"A jester walking a tightrope has an unexpected encounter."
Tightrope is a short film written and directed by Canadian artist Daniel Robichaud that features two characters, an external conflict and minimalist, surreal staging. The film was the result of a competition held at Digital Domain studio in the late 1990s, launched by then CEO Scott Ross. Employees were invited to submit a proposal for a short film that would be between two to four minutes long, with one or two characters in a minimalist environment. Daniel Robichaud’s idea won the contest and Tightrope was born.
My intention was to create a story about good vs. evil. However (…) I wanted to leave room for interpretation
The short focuses heavily on the interaction between two characters. There is no dialogue, so body gestures and facial expressions are used to communicate emotions and build conflict. Camera shots transition accordingly from wider shots to closer ones, to help portray these body and facial expressions, alternating with two-shots or over-the-shoulder shots to help cover the characters’ actions and link the jester’s tricks to the movement of the suit’s pole, hat and tie. The staging allows for unusual use of low and high angles, emulating those of a circus.

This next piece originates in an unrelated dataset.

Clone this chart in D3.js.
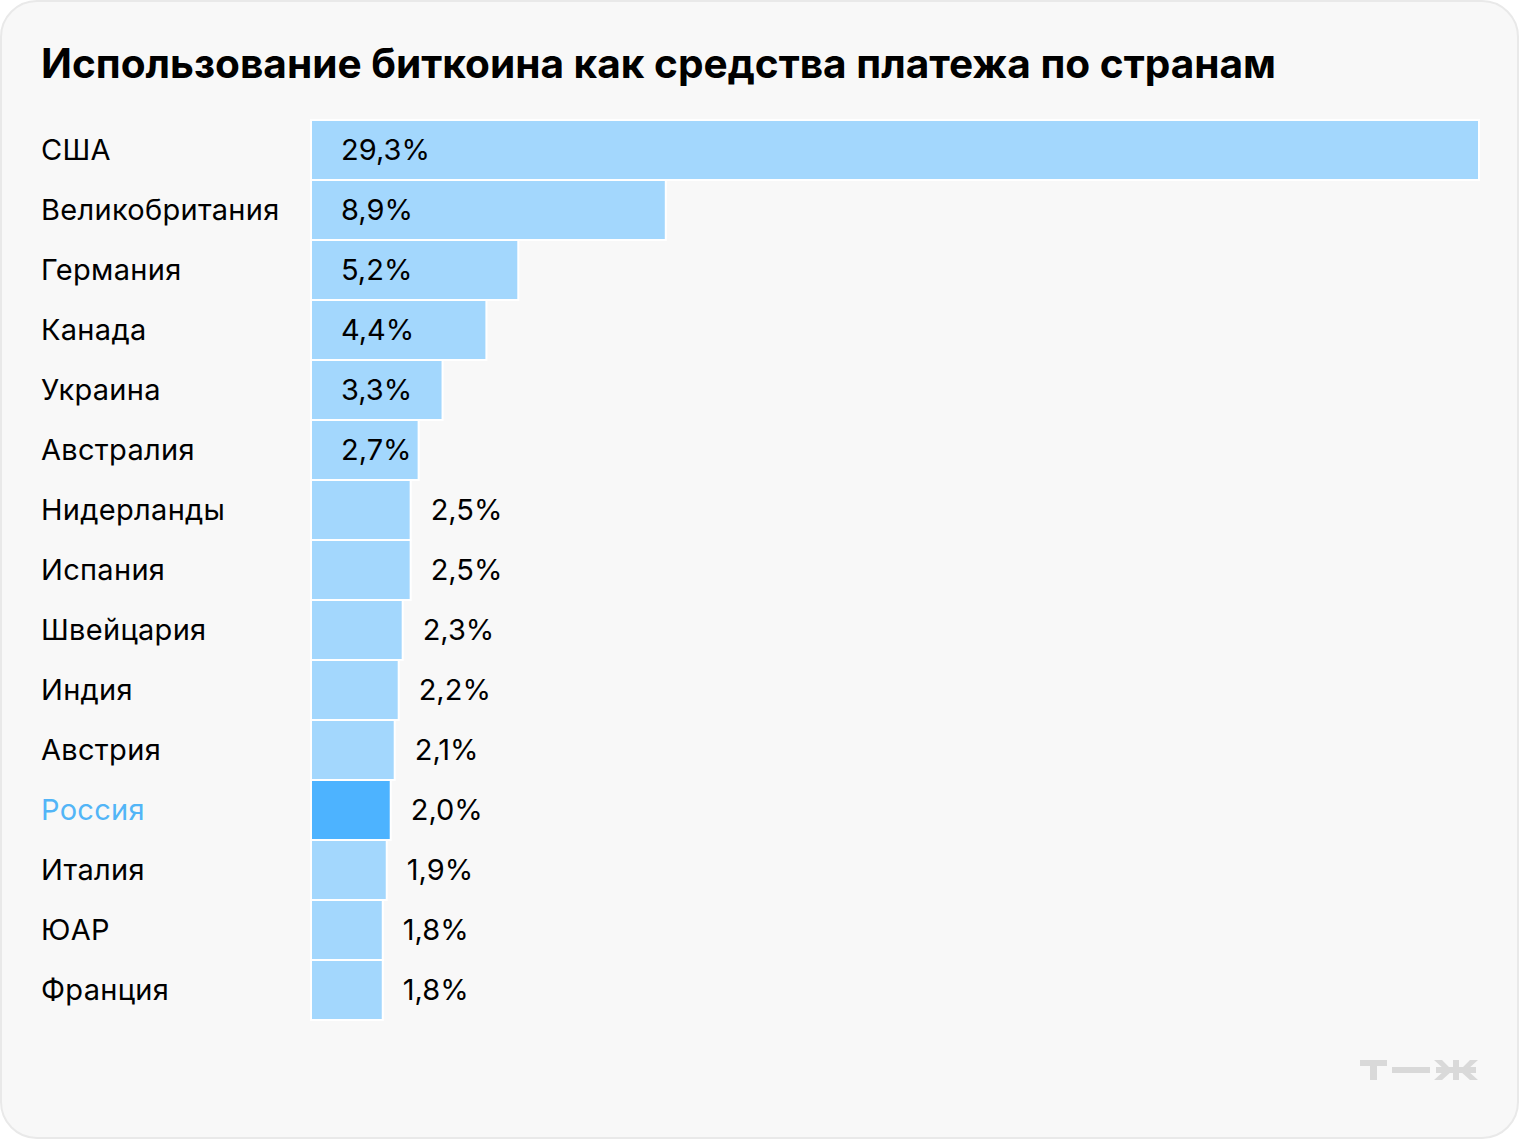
<!DOCTYPE html>
<html><head><meta charset="utf-8">
<script src="https://cdn.jsdelivr.net/npm/d3@7"></script>
<style>html,body{margin:0;padding:0;background:#fff;}</style>
</head><body>
<script>
const countries = ["США","Великобритания","Германия","Канада","Украина","Австралия","Нидерланды","Испания","Швейцария","Индия","Австрия","Россия","Италия","ЮАР","Франция"];
const values = [29.3,8.9,5.2,4.4,3.3,2.7,2.5,2.5,2.3,2.2,2.1,2.0,1.9,1.8,1.8];
const valueLabels = ["29,3%","8,9%","5,2%","4,4%","3,3%","2,7%","2,5%","2,5%","2,3%","2,2%","2,1%","2,0%","1,9%","1,8%","1,8%"];
const highlight = ["Россия"];
const title = "Использование биткоина как средства платежа по странам";

const W = 1520, H = 1140;
const svg = d3.select("body").append("svg").attr("width", W).attr("height", H);
svg.append("rect").attr("x",1).attr("y",1).attr("width",W-3).attr("height",H-3)
  .attr("rx",36).attr("fill","#f8f8f8").attr("stroke","#e9e9e9").attr("stroke-width",2);

svg.append("text").attr("x",41).attr("y",78).text(title)
  .attr("font-family","Inter, Roboto, sans-serif").attr("font-weight",700)
  .attr("font-size",40.6).attr("fill","#000");

const x = d3.scaleLinear().domain([0,29.3]).range([311,1479]);
const y = d3.scaleBand().domain(countries).range([120,1020]).padding(0);

const g = svg.append("g");
g.selectAll("rect.bar").data(countries).join("rect").attr("class","bar")
  .attr("x",x(0)).attr("y",d=>y(d)).attr("width",(d,i)=>x(values[i])-x(0))
  .attr("height",y.bandwidth())
  .attr("fill",d=>highlight.includes(d)?"#4db3ff":"#a3d7fd")
  .attr("stroke","#fff").attr("stroke-width",2);

const font = "Inter, Roboto, sans-serif";
g.selectAll("text.cat").data(countries).join("text").attr("class","cat")
  .attr("x",41).attr("y",d=>y(d)+y.bandwidth()/2).attr("dy","0.35em")
  .attr("font-family",font).attr("font-size",29).attr("letter-spacing",0.3)
  .attr("fill",d=>highlight.includes(d)?"#52b5f7":"#000").text(d=>d);

g.selectAll("text.val").data(countries).join("text").attr("class","val")
  .attr("x",(d,i)=> values[i] >= 2.7 ? x(0)+30 : x(values[i])+20)
  .attr("y",d=>y(d)+y.bandwidth()/2).attr("dy","0.35em")
  .attr("font-family",font).attr("font-size",29).attr("fill","#000")
  .text((d,i)=>valueLabels[i]);

// logo т—ж
const lg = svg.append("g").attr("fill","#d9d9d9");
lg.append("rect").attr("x",1360).attr("y",1060).attr("width",27).attr("height",6);
lg.append("rect").attr("x",1370).attr("y",1060).attr("width",7).attr("height",20);
lg.append("rect").attr("x",1392).attr("y",1067).attr("width",38).attr("height",6);
lg.append("rect").attr("x",1453).attr("y",1060).attr("width",6).attr("height",20);
lg.append("rect").attr("x",1436).attr("y",1067).attr("width",40).attr("height",6);
lg.append("polygon").attr("points","1434,1060 1442,1060 1452,1070 1452,1071 1442,1080 1434,1080 1445,1070");
lg.append("polygon").attr("points","1478,1060 1470,1060 1460,1070 1460,1071 1470,1080 1478,1080 1467,1070");
</script>
</body></html>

Character design plays an important role, the contrasting aesthetics and personalities of the playful jester and the serious suit help build the conflict. The short uses a stylized, surreal aesthetic, with a minimalist use of elements and a non-realistic staging that borrows some elements from theater (or circus). Interestingly enough, along with camera movements and slanted angles, the environment is also used expressively to transmit mood and emotions.
The surreal, unexpected plot, tension, humor, creativity, purportedly unconscious vendetta and elements of magic help make for a very enjoyable short.
It’s worth noting that Tightrope was created with the 3D animation software Softimage and widely used by the developers of the software to publicize its capabilities after the film’s release. The developers actually provided direct support to Daniel Robichaud and his team during the production of the film.